Rien n’aurait été possible sans la volonté du Directeur, l’appui des équipes techniques et bien évidemment l’adhésion des artistes : “Tout s'est construit et continue de se construire avec eux” rassure Loïc Lachenal en citant un suivi et des protocoles, des tests, des isolations entre équipes et interprètes, “ce qui est pourtant l'inverse de notre maison ouverte, où toutes les équipes communiquent, où nous organisons des présentations de toutes les équipes du théâtre à toutes les équipes de production. Tout en demandant aux artistes d'être extrêmement précautionneux dans leur travail et leur quotidien, nous leur avons proposé différentes solutions adaptées et adaptables (jusqu'à différents masques pour qu'ils choisissent le plus confortable selon la situation).”
Un travail de collaboration qui se poursuit : “Aujourd'hui nous n'avons pas encore pris toutes les décisions sur tous les points. La question du chœur reste ainsi posée (sera-t-il sur scène, ou ailleurs, tout ou en partie ?), nous poursuivons les discussions avec le metteur en scène, le chef, les artistes.”
La fosse surélevée au parterre baissera de fait la jauge totale du théâtre à 700 places, “ce qui est déjà honorable et comparable aux jauges pleines de nombreuses salles à travers la France, pondère le Directeur. D'autant que la question du retour des spectateurs et de la confiance se pose vraiment. Nous leur donnons des signaux clairs et encourageants, nous sommes plutôt contents des abonnements mais nous anticipons un éventuel appel d'air sur les places individuelles. 700 places, c'est la jauge pleine de nos deux balcons, nous pouvons les remplir car nous sommes actuellement en zone verte. Si jamais nous passons en zone rouge, nous perdons encore 30 à 40% et surtout la question se pose de jouer devant si peu de public.”
Une autre question se pose pour un tel opus : les spectateurs en salle garderont-ils bien leur masque durant les 3h45 (avec entracte). Loïc Lachenal aurait “répondu différemment au printemps dernier, mais désormais les français ont pris l'habitude de le porter dans les transports et dans la rue, chacun a pu trouver son masque le plus confortable. Cela fait partie de la discipline que nous devons observer mais cela sert à nous protéger et donc à donner confiance, et puis nous pouvons espérer que ces mesures soient derrière nous dès que possible. Cette discipline est une responsabilité collective et globale : pour que notre département reste en zone verte (comme pour les autres départements, qui veulent rester hors de la zone rouge ou en sortir).”

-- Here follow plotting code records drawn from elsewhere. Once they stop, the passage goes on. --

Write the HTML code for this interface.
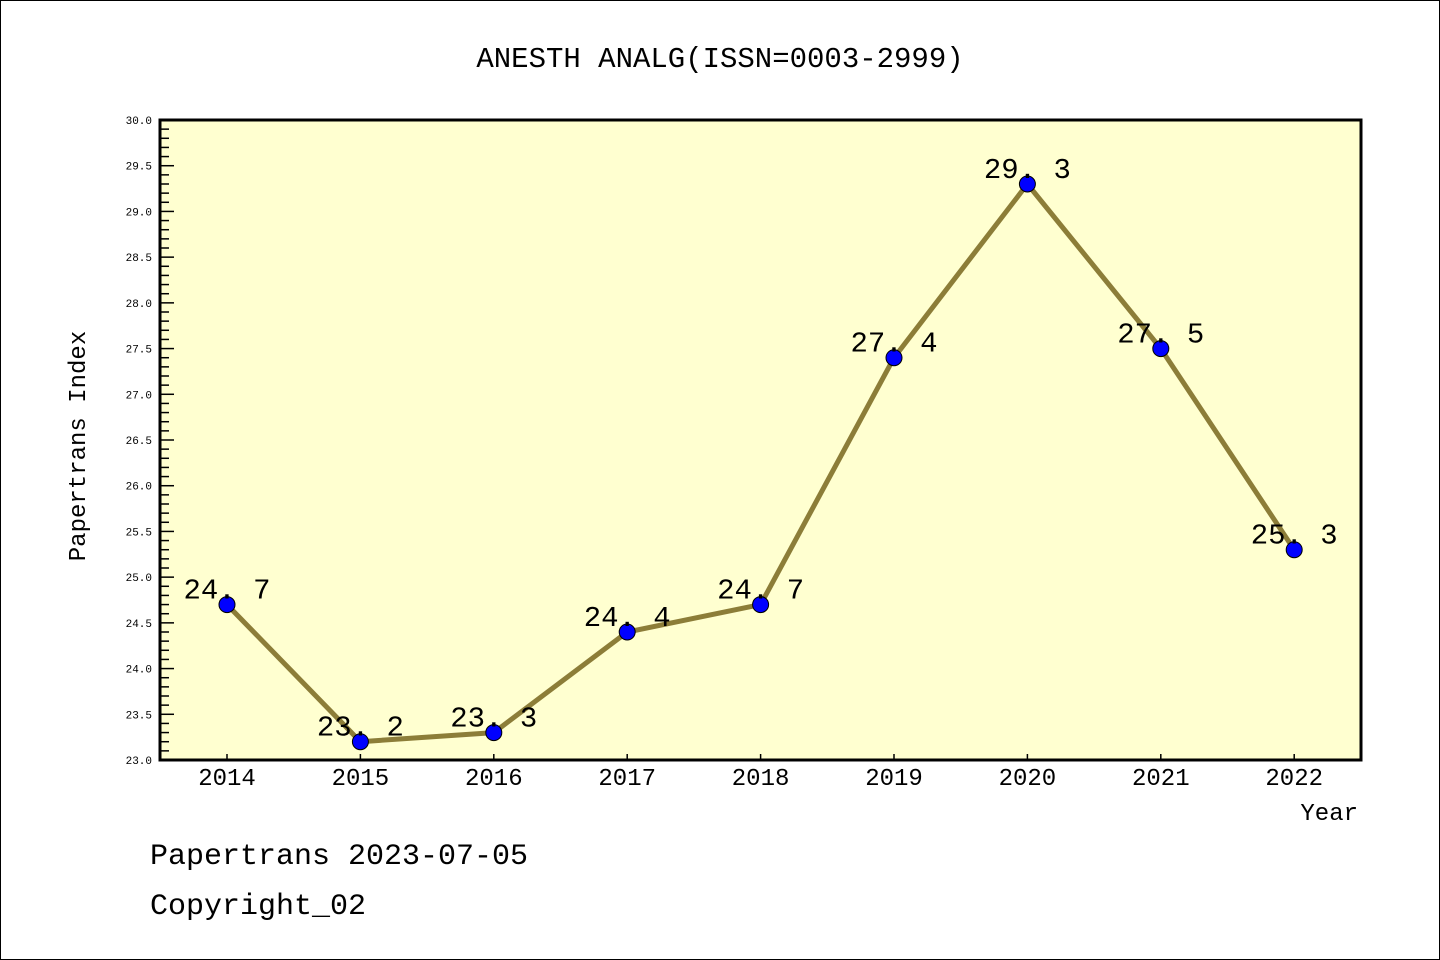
<!DOCTYPE html>
<html><head><meta charset="utf-8"><style>
html,body{margin:0;padding:0;background:#fff}
svg{display:block}
text{font-family:"Liberation Mono","DejaVu Sans Mono",monospace}
</style></head><body>
<svg id="chart" width="1440" height="960" xmlns="http://www.w3.org/2000/svg">
<rect x="0.5" y="0.5" width="1439" height="959" fill="#fff" stroke="#000" stroke-width="1"/>
<text x="720" y="67" text-anchor="middle" font-size="29">ANESTH ANALG(ISSN=0003-2999)</text>
<rect x="160" y="120" width="1201" height="640" fill="#ffffd0"/>
<g id="yticks"></g><g id="xticks"></g>
<rect x="160" y="120" width="1201" height="640" fill="none" stroke="#000" stroke-width="3"/>
<g id="series"></g>
<text transform="translate(85,446) rotate(-90)" text-anchor="middle" font-size="24">Papertrans Index</text>
<text x="1358" y="820" text-anchor="end" font-size="24">Year</text>
<text x="150" y="864" font-size="30">Papertrans 2023-07-05</text>
<text x="150" y="914" font-size="30">Copyright_02</text>
</svg>
<script>
const years = ["2014","2015","2016","2017","2018","2019","2020","2021","2022"];
const values = [24.7,23.2,23.3,24.4,24.7,27.4,29.3,27.5,25.3];
const yTickLabels = ["23.0","23.5","24.0","24.5","25.0","25.5","26.0","26.5","27.0","27.5","28.0","28.5","29.0","29.5","30.0"];
(function(){
const NS="http://www.w3.org/2000/svg";
const yMin=23,yMax=30,plotTop=120,plotBot=760,plotLeft=160;
function yScale(v){return plotBot-(v-yMin)/(yMax-yMin)*(plotBot-plotTop);}
function xScale(i){return 227+i*133.4;}
function mk(tag,attrs,parent){const e=document.createElementNS(NS,tag);for(const k in attrs)e.setAttribute(k,attrs[k]);parent.appendChild(e);return e;}
const yt=document.getElementById('yticks');
for(let k=0;k<=70;k++){
  const v=yMin+k*0.1,y=yScale(v),major=k%5===0;
  const t=mk('line',{x1:plotLeft,x2:plotLeft+(major?14:9),y1:y,y2:y,stroke:'#000','stroke-width':1.5},yt);
  
  
}
yTickLabels.forEach(l=>{
  const t=mk('text',{x:152,y:yScale(parseFloat(l))+4,'text-anchor':'end','font-size':11,'font-family':'"DejaVu Sans",sans-serif'},yt);
  t.textContent=l;
  
  
});
const xt=document.getElementById('xticks');
years.forEach((yr,i)=>{
  const x=xScale(i);
  const t=mk('line',{x1:x,x2:x,y1:plotBot,y2:plotBot-6,stroke:'#000','stroke-width':1.5},xt);
  
  
  const l=mk('text',{x:x,y:785,'text-anchor':'middle','font-size':24},xt);
  l.textContent=yr;
  
  
});
const sg=document.getElementById('series');
const line=mk('polyline',{points:values.map((v,i)=>xScale(i)+','+yScale(v)).join(' '),fill:'none',stroke:'#8c7d38','stroke-width':5,'stroke-linejoin':'round'},sg);


values.forEach((v,i)=>{
  const c=mk('circle',{cx:xScale(i),cy:yScale(v),r:8,fill:'#0000ff',stroke:'#000','stroke-width':1},sg);
  
  
  const l=mk('text',{x:xScale(i),y:yScale(v)-6,'text-anchor':'middle','font-size':29},sg);
  l.textContent=v.toFixed(1).replace('.','. ');
  
  
});
})();
</script>
</body></html>
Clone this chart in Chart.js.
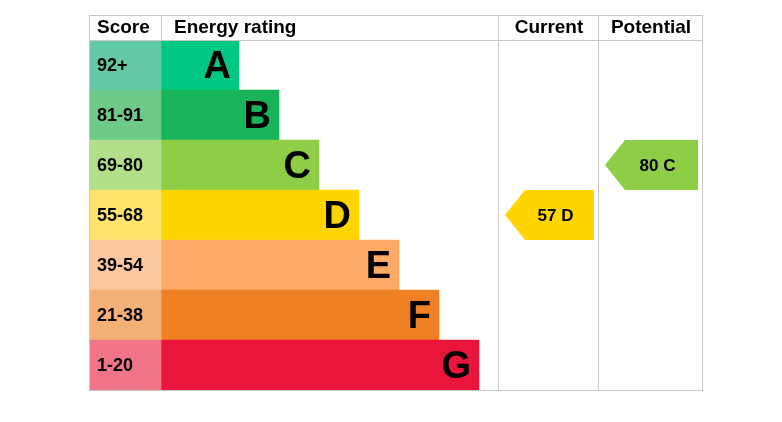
<!DOCTYPE html><html><head><script src="https://cdn.jsdelivr.net/npm/chart.js@4"></script>
<style>body{margin:0;background:#fff}</style></head><body>
<canvas id="c" width="782" height="422"></canvas>
<script>
const bands=['A','B','C','D','E','F','G'];
const scores=['92+','81-91','69-80','55-68','39-54','21-38','1-20'];
const bandEnds=[150,190,230,270,310,350,390];
const bandColors=['#00c781','#19b459','#8dce46','#ffd500','#fcaa65','#ef8023','#e9153b'];
const scoreColors=['#63c9a6','#6fca8a','#b3df8a','#ffe36a','#fdc8a0','#f5b077','#f07589'];
const headers=['Score','Energy rating','Current','Potential'];
const currentValue=57, currentBand='D';
const potentialValue=80, potentialBand='C';
const scoreEnd=72, currentCol=[410,510], potentialCol=[510,614];

const epc={id:'epc',afterDatasetsDraw(ch){
 const c=ch.ctx,a=ch.chartArea,x=ch.scales.x,y=ch.scales.y;
 const X=v=>x.getPixelForValue(v);
 const top=a.top-25;
 c.save();
 c.strokeStyle='#c8c8c8';c.lineWidth=1;
 const ln=(x1,y1,x2,y2)=>{c.beginPath();c.moveTo(x1,y1);c.lineTo(x2,y2);c.stroke();};
 ln(a.left,top+0.5,a.right,top+0.5);ln(a.left,a.top+0.5,a.right,a.top+0.5);ln(a.left,a.bottom+0.5,a.right,a.bottom+0.5);
 [0,scoreEnd].forEach(v=>ln(X(v)+0.5,top,X(v)+0.5,a.top));
 ln(a.left+0.5,a.top,a.left+0.5,a.bottom);
 [currentCol[0],potentialCol[0],potentialCol[1]].forEach(v=>ln(Math.round(X(v))-0.5,top,Math.round(X(v))-0.5,a.bottom));
 c.fillStyle='#000';c.textBaseline='middle';c.font='bold 19px "Liberation Sans",Arial';
 c.textAlign='left';c.fillText(headers[0],X(0)+8,top+13);c.fillText(headers[1],X(scoreEnd)+13,top+13);
 c.textAlign='center';c.fillText(headers[2],X((currentCol[0]+currentCol[1])/2),top+13);c.fillText(headers[3],X((potentialCol[0]+potentialCol[1])/2),top+13);
 bands.forEach((b,i)=>{const yc=y.getPixelForValue(i);
  c.font='bold 18px "Liberation Sans",Arial';c.textAlign='left';c.fillText(scores[i],X(0)+8,yc+1);
  c.font='bold 38px "Liberation Sans",Arial';c.textAlign='right';c.fillText(b,X(bandEnds[i])-8,yc+3);});
 const arrow=(val,band,col)=>{const i=bands.indexOf(band),yc=y.getPixelForValue(i),h=(y.getPixelForValue(1)-y.getPixelForValue(0));
  const tip=X(col[0]+6),body=X(col[0]+26),end=X(col[1]-5),t=yc-h/2,bm=yc+h/2;
  c.fillStyle=bandColors[i];c.beginPath();c.moveTo(tip,yc);c.lineTo(body,t);c.lineTo(end,t);c.lineTo(end,bm);c.lineTo(body,bm);c.closePath();c.fill();
  c.fillStyle='#000';c.font='bold 17px "Liberation Sans",Arial';c.textAlign='center';c.fillText(val+' '+band,(body+end)/2-4,yc+1);};
 arrow(currentValue,currentBand,currentCol);arrow(potentialValue,potentialBand,potentialCol);
 c.restore();}};

new Chart(document.getElementById('c'),{type:'bar',
 data:{labels:bands,datasets:[
  {data:bands.map(()=>[0,scoreEnd]),backgroundColor:scoreColors,grouped:false},
  {data:bandEnds.map(e=>[scoreEnd,e]),backgroundColor:bandColors,grouped:false}]},
 options:{indexAxis:'y',responsive:false,animation:false,barPercentage:1,categoryPercentage:1,
  layout:{padding:{left:89,right:79,top:40,bottom:32}},
  plugins:{legend:{display:false},tooltip:{enabled:false}},
  scales:{x:{display:false,min:0,max:614},y:{display:false}}},
 plugins:[epc]});
</script></body></html>
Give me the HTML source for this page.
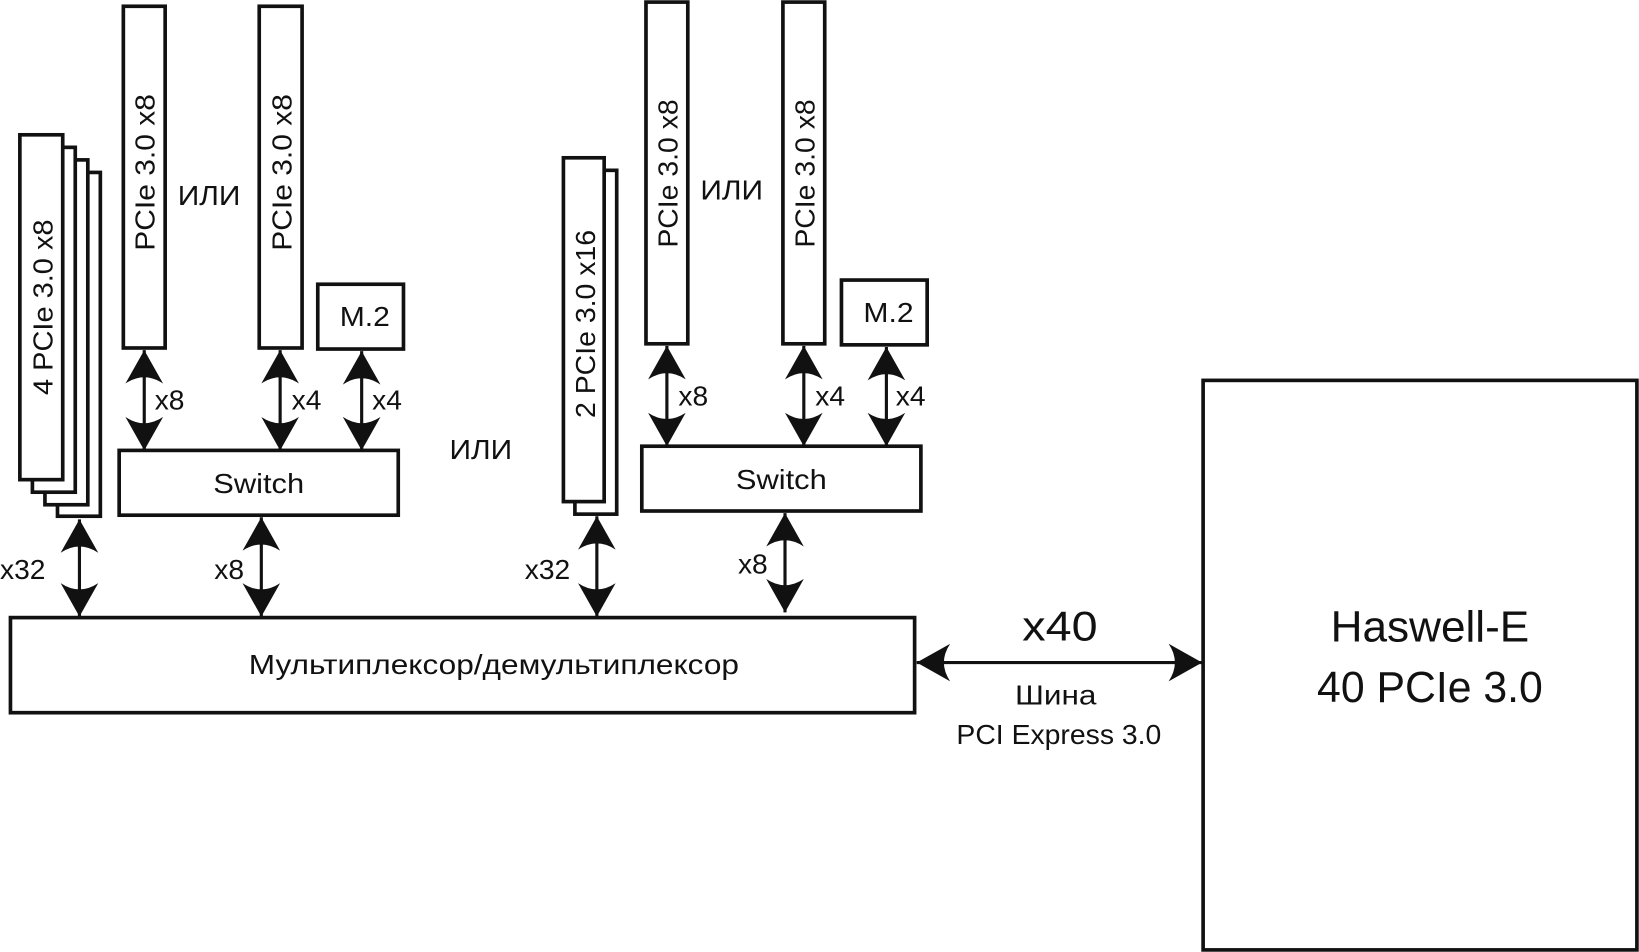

De fait, les personnels en salle seront également formés à faire respecter ces consignes (comme ils assurent déjà la sécurité et le respect des règles durant les représentations) : “Nous avons eu une discussion avec les personnels, déjà pour savoir quels masques eux-mêmes vont porter. Les consignes doivent être rappelées et respectées mais tout en conservant la convivialité et la qualité d’accueil du public qui sont capitales. Nos personnels sont formés à faire respecter les règles mais sans angoisse, sans générer de stress : pour montrer qu’on peut tout naturellement vivre les choses.”
Bonne nouvelle de surcroît pour ceux qui n’auraient pas obtenu de place si la jauge de 700 spectateurs par soir est remplie (ou bien qui ne souhaiteraient pas venir en salle) : ce Tannhäuser sera retransmis le 3 octobre sur grand écran en plein air et dans des cinémas à travers plusieurs villes normandes, à la Seine Musicale (Boulogne-Billancourt) ainsi que sur France 3 Normandie. Il semblait donc d’autant plus capital de maintenir ce spectacle, qui marque le second grand projet lyrique territorial Normand (suivant la Tosca de la saison dernière, déjà mise en scène par David Bobée).